Light, sweet crude for November delivery fell $4.56 to settle at $93.97 a barrel on the New York Mercantile Exchange.
It was crude's lowest settlement since September 16. Prices earlier jumped as high as $100.37 but eased back later as traders digested the details of the revised bailout package.
The November crude contract fell $2.11 to settle at $98.53 Wednesday.
Oil prices have fallen about $15, or 13 per cent, in the past month as investor concerns about waning global energy consumption outweigh threats to supplies caused by Gulf Coast hurricanes and militant attacks in Nigeria.
The slump in energy demand has accelerated beyond the US. In India, domestic oil product sales totalled 2.41 million barrels per day in August, the lowest level this year, according to Barclays Capital research.
In the same month, Japan's oil demand fell by 8.4 per cent.

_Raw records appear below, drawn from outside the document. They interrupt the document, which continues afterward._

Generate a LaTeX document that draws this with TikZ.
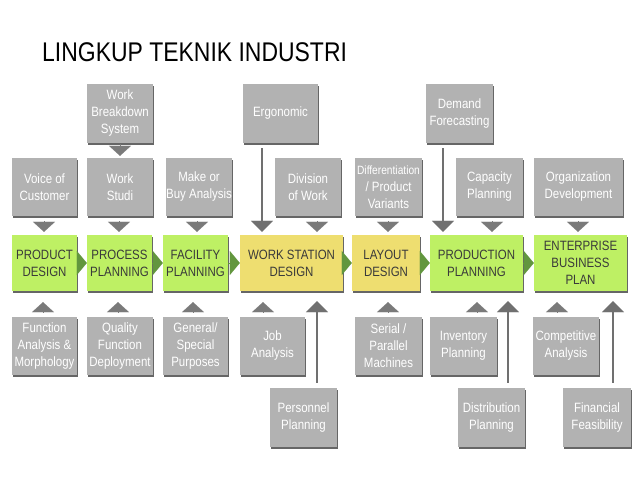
\documentclass[tikz,border=0pt]{standalone}
\usepackage{fontspec}
\setmainfont{Liberation Sans}[FakeStretch=0.85]
\usetikzlibrary{arrows.meta,shadows}

\begin{document}
\begin{tikzpicture}[x=1pt,y=-1pt]
\definecolor{box gray}{RGB}{178,178,178}
\definecolor{main green}{RGB}{190,240,100}
\definecolor{station yellow}{RGB}{238,222,112}
\definecolor{main text}{RGB}{58,58,58}
\definecolor{tri gray}{RGB}{122,122,122}
\definecolor{line gray}{RGB}{112,112,112}
\definecolor{flow green}{RGB}{98,150,62}
\tikzset{
     box/.style={fill=box gray, text=white, inner sep=0pt, align=center,
       minimum width=66pt, minimum height=58pt, font=\fontsize{13.5}{17}\selectfont,
       drop shadow={shadow xshift=0.6pt, shadow yshift=-1.6pt, fill=black!60, opacity=1}},
     main/.style={box, fill=main green, text=main text, minimum height=56pt},
     station/.style={main, fill=station yellow},
     tri/.style={-{Triangle[width=22pt,length=10pt,line width=0.1pt]}, draw=tri gray, line width=0.1pt},
     longline/.style={-{Triangle[width=22pt,length=11pt,line width=0.1pt]}, draw=line gray, line width=2.5pt},
     flow/.style={-{Triangle[width=24pt,length=10pt,line width=0.1pt]}, draw=flow green, line width=0.1pt}}

\fill[white] (0,0) rectangle (638,479);
\useasboundingbox (0,0) rectangle (638,479);

% The title
\node (title) at (42,61) [anchor=base west, inner sep=0pt, font=\fontsize{27}{32}\selectfont] {LINGKUP TEKNIK INDUSTRI};

% The upper boxes
\node (wbs)      at (120,113.5)   [box, minimum height=59pt] {Work\\Breakdown\\System};
\node (ergo)     at (280.5,113.5) [box, minimum width=75pt, minimum height=59pt] {Ergonomic};
\node (demand)   at (459.5,113.5) [box, minimum width=67pt, minimum height=59pt] {Demand\\Forecasting};

\node (voice)    at (44.5,187)  [box, minimum width=65pt] {Voice of\\Customer};
\node (studi)    at (120,187)   [box] {Work\\Studi};
\node (make)     at (199,187)   [box] {Make or\\Buy Analysis};
\node (division) at (308,187)   [box] {Division\\of Work};
\node (diff)     at (388.5,187) [box, minimum width=67pt] {{\fontsize{12}{17}\selectfont Differentiation}\\/ Product\\Variants};
\node (capacity) at (489.5,187) [box, minimum width=67pt] {Capacity\\Planning};
\node (org)      at (578.5,187) [box, minimum width=89pt] {Organization\\Development};

% The main row
\node (product)    at (44.5,263)  [main, minimum width=65pt] {PRODUCT\\DESIGN};
\node (process)    at (119.5,263) [main, minimum width=65pt] {PROCESS\\PLANNING};
\node (facility)   at (195.5,263) [main, minimum width=65pt] {FACILITY\\PLANNING};
\node (wsd)        at (291.5,263) [station, minimum width=103pt] {WORK STATION\\DESIGN};
\node (layout)     at (386,263)   [station, minimum width=68pt] {LAYOUT\\DESIGN};
\node (production) at (476.5,263) [main, minimum width=93pt] {PRODUCTION\\PLANNING};
\node (enterprise) at (580.5,263) [main, minimum width=93pt] {ENTERPRISE\\BUSINESS\\PLAN};

% The lower boxes
\node (func)        at (44.5,346)  [box, minimum width=65pt] {Function\\Analysis \&\\Morphology};
\node (quality)     at (120,346)   [box] {Quality\\Function\\Deployment};
\node (general)     at (195.5,346) [box, minimum width=65pt] {General/\\Special\\Purposes};
\node (job)         at (272.5,346) [box, minimum width=65pt] {Job\\Analysis};
\node (serial)      at (388.5,346) [box, minimum width=67pt] {Serial /\\Parallel\\Machines};
\node (inventory)   at (463.5,346) [box, minimum width=67pt] {Inventory\\Planning};
\node (competitive) at (566,346)   [box] {Competitive\\Analysis};

\node (personnel)    at (303.5,417.5) [box, minimum width=67pt, minimum height=59pt] {Personnel\\Planning};
\node (distribution) at (491.5,417.5) [box, minimum width=67pt, minimum height=59pt] {Distribution\\Planning};
\node (financial)    at (597,417.5)   [box, minimum width=68pt, minimum height=59pt] {Financial\\Feasibility};

% The flow along the main row
\draw [flow] (product) -- (process);
\draw [flow] (process) -- (facility);
\draw [flow] (facility) -- (wsd);
\draw [flow] (wsd) -- (layout);
\draw [flow] (layout) -- (production);
\draw [flow] (production) -- (enterprise);

% Arrows from above
\draw [tri, shorten <=1pt, shorten >=2pt] (wbs.south -| 120,0) -- (studi.north -| 120,0);
\draw [tri, shorten <=5pt, shorten >=3pt] (voice.south -| 44,0) -- (product.north -| 44,0);
\draw [tri, shorten <=5pt, shorten >=3pt] (studi.south -| 119,0) -- (process.north -| 119,0);
\draw [tri, shorten <=5pt, shorten >=3pt] (make.south -| 197,0) -- (facility.north -| 197,0);
\draw [tri, shorten <=5pt, shorten >=3pt] (division.south -| 317,0) -- (wsd.north -| 317,0);
\draw [tri, shorten <=5pt, shorten >=3pt] (diff.south -| 388,0) -- (layout.north -| 388,0);
\draw [tri, shorten <=5pt, shorten >=3pt] (capacity.south -| 492,0) -- (production.north -| 492,0);
\draw [tri, shorten <=5pt, shorten >=3pt] (org.south -| 578,0) -- (enterprise.north -| 578,0);
\draw [longline, shorten <=5pt, shorten >=3pt] (ergo.south -| 262,0) -- (wsd.north -| 262,0);
\draw [longline, shorten <=5pt, shorten >=3pt] (demand.south -| 443,0) -- (production.north -| 443,0);

% Arrows from below
\draw [tri, shorten <=4pt, shorten >=11pt] (func.north -| 43,0) -- (product.south -| 43,0);
\draw [tri, shorten <=4pt, shorten >=11pt] (quality.north -| 118,0) -- (process.south -| 118,0);
\draw [tri, shorten <=4pt, shorten >=11pt] (general.north -| 193,0) -- (facility.south -| 193,0);
\draw [tri, shorten <=4pt, shorten >=11pt] (job.north -| 263,0) -- (wsd.south -| 263,0);
\draw [tri, shorten <=4pt, shorten >=11pt] (serial.north -| 388,0) -- (layout.south -| 388,0);
\draw [tri, shorten <=4pt, shorten >=11pt] (inventory.north -| 477,0) -- (production.south -| 477,0);
\draw [tri, shorten <=4pt, shorten >=11pt] (competitive.north -| 557,0) -- (enterprise.south -| 557,0);
\draw [longline, shorten <=5pt, shorten >=10pt] (personnel.north -| 317,0) -- (wsd.south -| 317,0);
\draw [longline, shorten <=5pt, shorten >=10pt] (distribution.north -| 508,0) -- (production.south -| 508,0);
\draw [longline, shorten <=5pt, shorten >=10pt] (financial.north -| 613,0) -- (enterprise.south -| 613,0);
\end{tikzpicture}
\end{document}
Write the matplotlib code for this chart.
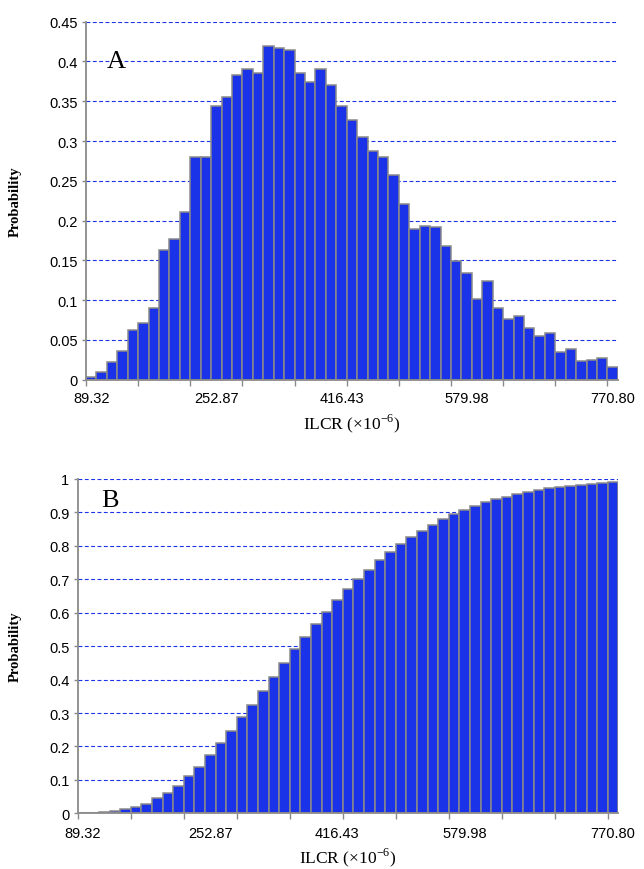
import numpy as np
import matplotlib.pyplot as plt

plt.rcParams['mathtext.fontset'] = 'custom'
plt.rcParams['mathtext.rm'] = 'Liberation Serif'
plt.rcParams['axes.unicode_minus'] = False

# ILCR category values (x10^-6), 51 bins
label_idx = [0, 12, 24, 36, 50]
label_txt = ['89.32', '252.87', '416.43', '579.98', '770.80']

# panel A: probability per bin
prob_a = [0.004, 0.0096, 0.0218, 0.036, 0.063, 0.0712, 0.0897, 0.1626, 0.1773, 0.2112,
          0.280, 0.280, 0.344, 0.355, 0.383, 0.391, 0.385, 0.419, 0.417, 0.414,
          0.386, 0.374, 0.391, 0.371, 0.344, 0.3265, 0.3055, 0.288, 0.280, 0.2577,
          0.2209, 0.189, 0.1928, 0.1915, 0.1676, 0.1496, 0.1337, 0.1014, 0.1236, 0.0905,
          0.0759, 0.0805, 0.065, 0.0553, 0.0591, 0.0348, 0.039, 0.0239, 0.0251, 0.0268,
          0.0159]

# panel B: cumulative probability
prob_b = [0.001, 0.002, 0.004, 0.008, 0.013, 0.020, 0.028, 0.045, 0.062, 0.082,
          0.111, 0.139, 0.173, 0.209, 0.247, 0.287, 0.325, 0.366, 0.409, 0.450,
          0.490, 0.526, 0.565, 0.601, 0.637, 0.670, 0.700, 0.729, 0.758, 0.783,
          0.806, 0.825, 0.845, 0.862, 0.880, 0.894, 0.908, 0.918, 0.931, 0.940,
          0.947, 0.956, 0.962, 0.967, 0.973, 0.977, 0.980, 0.983, 0.985, 0.988,
          0.990]

bar_color = '#1a33e8'
edge_color = '#8a8a8a'
sans = ['Liberation Sans', 'DejaVu Sans']
serif = ['Liberation Serif', 'DejaVu Serif']

fig = plt.figure(figsize=(6.44, 8.70), dpi=100)
ax_a = fig.add_axes([0.1335, 0.5624, 0.826, 0.4115])
ax_b = fig.add_axes([0.1207, 0.0640, 0.8394, 0.3843])


def style_panel(ax, values, ymax, ystep, letter, letter_xy, ylab_x, tpad, lpad):
    x = np.arange(len(values))
    ax.bar(x, values, width=1.0, color=bar_color, edgecolor=edge_color,
           linewidth=1.1, zorder=2)
    ax.set_xlim(-0.5, len(values) - 0.5)
    ax.set_ylim(0, ymax)
    yt = np.round(np.arange(0, ymax + ystep / 2, ystep), 2)
    ax.set_yticks(yt)
    ax.set_yticklabels(['0'] + [f'{v:g}' for v in yt[1:]],
                       fontfamily=sans, fontsize=10.5)
    for v in yt[1:]:
        ax.axhline(v, color=bar_color, lw=0.8, ls=(0, (3.5, 2.2)), zorder=1)
    # category labels and tick marks between categories
    ax.set_xticks(label_idx)
    ax.set_xticklabels(label_txt, fontfamily=sans, fontsize=10.5)
    ax.set_xticks(np.arange(-0.5, len(values) - 1, 5), minor=True)
    ax.tick_params(axis='x', which='major', length=0, pad=tpad)
    ax.tick_params(axis='x', which='minor', length=4, width=1.0, color=edge_color)
    ax.tick_params(axis='y', length=3, width=1.0, color=edge_color, pad=3)
    for s in ['top', 'right']:
        ax.spines[s].set_visible(False)
    for s in ['left', 'bottom']:
        ax.spines[s].set_color(edge_color)
        ax.spines[s].set_linewidth(1.3)
        ax.spines[s].set_zorder(3)
    ax.set_xlabel('ILCR (×10$^{\\mathregular{-6}}$)', fontfamily=serif,
                  fontsize=12.5, labelpad=lpad)
    ax.set_ylabel('Probability', fontfamily=serif, fontweight='bold', fontsize=10.5)
    ax.yaxis.set_label_coords(ylab_x, 0.5)
    ax.text(letter_xy[0], letter_xy[1], letter, transform=ax.transAxes,
            fontfamily=serif, fontsize=19, va='baseline', ha='left', zorder=4)


style_panel(ax_a, prob_a, 0.45, 0.05, 'A', (0.039, 0.8726), -0.12, 8, 5)
style_panel(ax_b, prob_b, 1.0, 0.1, 'B', (0.044, 0.920), -0.103, 9, 4)

fig.savefig('out.png', dpi=100)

Significant gains over the past days by the dollar against the euro have also helped push down prices. Investors tend to buy commodities like oil to defend against dollar weakness and a hedge against inflation, but return to the US currency as it strengthens.
Recent data shows that US fuel demand is falling while supplies rise.
Fuel consumption for the four-week period ended September 26 reached about 19 million barrels a day, down seven per cent from the same period a year ago, according to the Energy Information Administration.